While the windfall will surely allow for an extensive ad campaign (although Trump’s relatively bric-a-brac but successful media efforts in 2016 proved enough), the excitement on the Right that initially greeted Vance’s ascendancy has recently been dampened. The Democratic campaign to paint the new right-wing culture warriors as “weird” has been aided not just by some of rumored couch aficionado Vance’s public appearances but also by the simple fact that the dramatis personae in the Silicon Valley story are also undeniably and profoundly weird themselves.

Not only does their monomaniacal preoccupation with ever more arcane culture war issues fail to sufficiently resonate beyond the confines of podcasts and social media, the eccentricities of the likes of Musk (with his erratic and seemingly drug- and divorce-induced purchase and mismanagement of Twitter , now student protests over Gaza) now seem inextricable from Vance and his bumbling efforts to maintain composure.

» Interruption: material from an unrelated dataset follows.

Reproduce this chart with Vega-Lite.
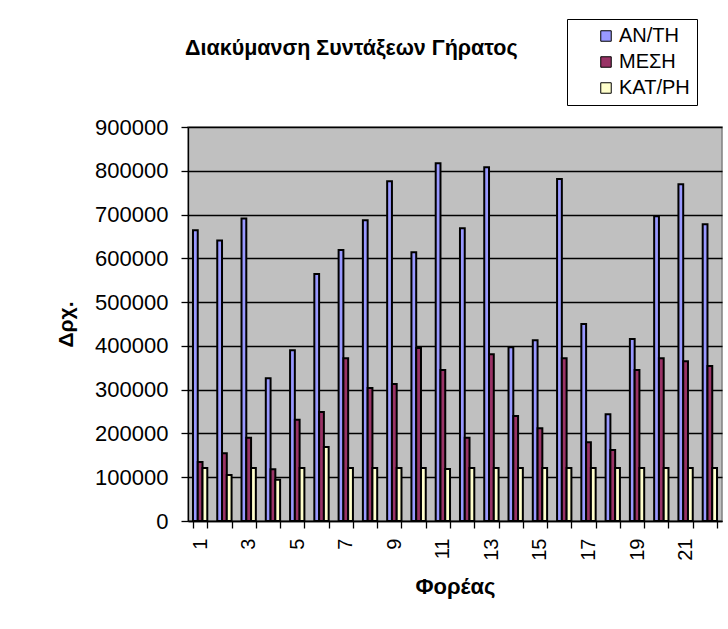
{
  "$schema": "https://vega.github.io/schema/vega-lite/v6.json",
  "width": 534,
  "height": 394,
  "autosize": {"type": "none"},
  "padding": {"left": 188, "top": 127, "right": 6, "bottom": 108},
  "background": "white",
  "title": {
    "text": "Διακύμανση Συντάξεων Γήρατος",
    "anchor": "start",
    "frame": "group",
    "font": "Liberation Sans",
    "fontSize": 21.5,
    "fontWeight": "bold",
    "color": "black",
    "dx": -3,
    "offset": -41
  },
  "data": {
    "values": [
      {"f": 1, "s": "ΑΝ/ΤΗ", "v": 664000}, {"f": 1, "s": "ΜΕΣΗ", "v": 135000}, {"f": 1, "s": "ΚΑΤ/ΡΗ", "v": 121000},
      {"f": 2, "s": "ΑΝ/ΤΗ", "v": 641000}, {"f": 2, "s": "ΜΕΣΗ", "v": 155000}, {"f": 2, "s": "ΚΑΤ/ΡΗ", "v": 105000},
      {"f": 3, "s": "ΑΝ/ΤΗ", "v": 691000}, {"f": 3, "s": "ΜΕΣΗ", "v": 190000}, {"f": 3, "s": "ΚΑΤ/ΡΗ", "v": 121000},
      {"f": 4, "s": "ΑΝ/ΤΗ", "v": 326000}, {"f": 4, "s": "ΜΕΣΗ", "v": 118000}, {"f": 4, "s": "ΚΑΤ/ΡΗ", "v": 94000},
      {"f": 5, "s": "ΑΝ/ΤΗ", "v": 390000}, {"f": 5, "s": "ΜΕΣΗ", "v": 231000}, {"f": 5, "s": "ΚΑΤ/ΡΗ", "v": 121000},
      {"f": 6, "s": "ΑΝ/ΤΗ", "v": 564000}, {"f": 6, "s": "ΜΕΣΗ", "v": 249000}, {"f": 6, "s": "ΚΑΤ/ΡΗ", "v": 169000},
      {"f": 7, "s": "ΑΝ/ΤΗ", "v": 619000}, {"f": 7, "s": "ΜΕΣΗ", "v": 372000}, {"f": 7, "s": "ΚΑΤ/ΡΗ", "v": 121000},
      {"f": 8, "s": "ΑΝ/ΤΗ", "v": 687000}, {"f": 8, "s": "ΜΕΣΗ", "v": 304000}, {"f": 8, "s": "ΚΑΤ/ΡΗ", "v": 121000},
      {"f": 9, "s": "ΑΝ/ΤΗ", "v": 776000}, {"f": 9, "s": "ΜΕΣΗ", "v": 313000}, {"f": 9, "s": "ΚΑΤ/ΡΗ", "v": 121000},
      {"f": 10, "s": "ΑΝ/ΤΗ", "v": 614000}, {"f": 10, "s": "ΜΕΣΗ", "v": 395000}, {"f": 10, "s": "ΚΑΤ/ΡΗ", "v": 121000},
      {"f": 11, "s": "ΑΝ/ΤΗ", "v": 817000}, {"f": 11, "s": "ΜΕΣΗ", "v": 345000}, {"f": 11, "s": "ΚΑΤ/ΡΗ", "v": 119000},
      {"f": 12, "s": "ΑΝ/ΤΗ", "v": 669000}, {"f": 12, "s": "ΜΕΣΗ", "v": 190000}, {"f": 12, "s": "ΚΑΤ/ΡΗ", "v": 121000},
      {"f": 13, "s": "ΑΝ/ΤΗ", "v": 808000}, {"f": 13, "s": "ΜΕΣΗ", "v": 381000}, {"f": 13, "s": "ΚΑΤ/ΡΗ", "v": 121000},
      {"f": 14, "s": "ΑΝ/ΤΗ", "v": 397000}, {"f": 14, "s": "ΜΕΣΗ", "v": 240000}, {"f": 14, "s": "ΚΑΤ/ΡΗ", "v": 121000},
      {"f": 15, "s": "ΑΝ/ΤΗ", "v": 413000}, {"f": 15, "s": "ΜΕΣΗ", "v": 212000}, {"f": 15, "s": "ΚΑΤ/ΡΗ", "v": 121000},
      {"f": 16, "s": "ΑΝ/ΤΗ", "v": 781000}, {"f": 16, "s": "ΜΕΣΗ", "v": 372000}, {"f": 16, "s": "ΚΑΤ/ΡΗ", "v": 121000},
      {"f": 17, "s": "ΑΝ/ΤΗ", "v": 450000}, {"f": 17, "s": "ΜΕΣΗ", "v": 180000}, {"f": 17, "s": "ΚΑΤ/ΡΗ", "v": 121000},
      {"f": 18, "s": "ΑΝ/ΤΗ", "v": 244000}, {"f": 18, "s": "ΜΕΣΗ", "v": 162000}, {"f": 18, "s": "ΚΑΤ/ΡΗ", "v": 121000},
      {"f": 19, "s": "ΑΝ/ΤΗ", "v": 416000}, {"f": 19, "s": "ΜΕΣΗ", "v": 345000}, {"f": 19, "s": "ΚΑΤ/ΡΗ", "v": 121000},
      {"f": 20, "s": "ΑΝ/ΤΗ", "v": 696000}, {"f": 20, "s": "ΜΕΣΗ", "v": 372000}, {"f": 20, "s": "ΚΑΤ/ΡΗ", "v": 121000},
      {"f": 21, "s": "ΑΝ/ΤΗ", "v": 769000}, {"f": 21, "s": "ΜΕΣΗ", "v": 365000}, {"f": 21, "s": "ΚΑΤ/ΡΗ", "v": 121000},
      {"f": 22, "s": "ΑΝ/ΤΗ", "v": 678000}, {"f": 22, "s": "ΜΕΣΗ", "v": 354000}, {"f": 22, "s": "ΚΑΤ/ΡΗ", "v": 121000}
    ]
  },
  "mark": {"type": "bar", "stroke": "black", "strokeWidth": 2, "opacity": 1},
  "encoding": {
    "x": {
      "field": "f",
      "type": "ordinal",
      "sort": "ascending",
      "scale": {"paddingInner": 0.41, "paddingOuter": 0.205},
      "axis": {
        "title": "Φορέας",
        "titleFont": "Liberation Sans",
        "titleFontSize": 22,
        "titleFontWeight": "bold",
        "titleColor": "black",
        "titlePadding": 16,
        "labelAngle": -90,
        "labelFont": "Liberation Sans",
        "labelFontSize": 20,
        "labelColor": "black",
        "labelPadding": 10,
        "labelExpr": "datum.value % 2 == 1 ? datum.label : ''",
        "tickBand": "extent",
        "tickColor": "black",
        "tickSize": 7,
        "domainColor": "black",
        "grid": false
      }
    },
    "xOffset": {"field": "s", "type": "nominal", "sort": ["ΑΝ/ΤΗ", "ΜΕΣΗ", "ΚΑΤ/ΡΗ"], "scale": {"paddingInner": 0, "paddingOuter": 0}},
    "y": {
      "field": "v",
      "type": "quantitative",
      "scale": {"domain": [0, 900000], "nice": false},
      "axis": {
        "title": "Δρχ.",
        "titleFont": "Liberation Sans",
        "titleFontSize": 21,
        "titleFontWeight": "bold",
        "titleColor": "black",
        "titlePadding": 18,
        "values": [0, 100000, 200000, 300000, 400000, 500000, 600000, 700000, 800000, 900000],
        "format": "d",
        "labelFont": "Liberation Sans",
        "labelFontSize": 22,
        "labelColor": "black",
        "labelPadding": 13,
        "tickColor": "black",
        "tickSize": 7,
        "domainColor": "black",
        "grid": true,
        "gridColor": "black",
        "gridWidth": 1.3,
        "gridOpacity": 1
      }
    },
    "color": {
      "field": "s",
      "type": "nominal",
      "sort": ["ΑΝ/ΤΗ", "ΜΕΣΗ", "ΚΑΤ/ΡΗ"],
      "scale": {"domain": ["ΑΝ/ΤΗ", "ΜΕΣΗ", "ΚΑΤ/ΡΗ"], "range": ["#9999FF", "#993366", "#FFFFCC"]},
      "legend": {
        "title": null,
        "orient": "none",
        "legendX": 379,
        "legendY": -108,
        "fillColor": "white",
        "strokeColor": "black",
        "padding": 7,
        "symbolOffset": 22,
        "symbolType": "square",
        "symbolSize": 110,
        "symbolStrokeColor": "black",
        "symbolStrokeWidth": 1,
        "labelFont": "Liberation Sans",
        "labelFontSize": 20,
        "labelColor": "black",
        "labelOffset": 3,
        "rowPadding": 6
      }
    }
  },
  "config": {
    "view": {"fill": "#C0C0C0", "stroke": "#808080", "strokeWidth": 1.5},
    "axis": {"domainWidth": 1.3, "tickWidth": 1.3}
  }
}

Vance’s own attempt to reignite the culture wars has been dampened by the Harris campaign’s election not to run on identity issues (thus rendering the “woke” or “DEI hire” talking points leveled against the former prosecutor Harris impotent) and to choose as her running mate Minnesota governor Tim Walz, whose confidant “folksy-yet-progressive white guy” antics further highlight Vance’s faux down-to-earth-ness and anti-elitism.

It is of course far too early to know whether the Republicans are in the process of regrouping or painting themselves into a corner. Contributions from Thiel et al. will undeniably help to pad the pockets of the Trump campaign. But whether this will be an asset or not is unclear — the former president succeeded in 2016 despite being vastly outspent by Hillary Clinton. Undeniably, Trump’s embrace of the most regressive section of the tech industry is a gamble. If it pays off, it will bring one of the most venal and unproductive sectors of American capitalism closer to power; but if it fails, it might provide Democrats with a chance to put an even tighter regulatory noose around tech’s neck. Whether they will take that chance is an open question.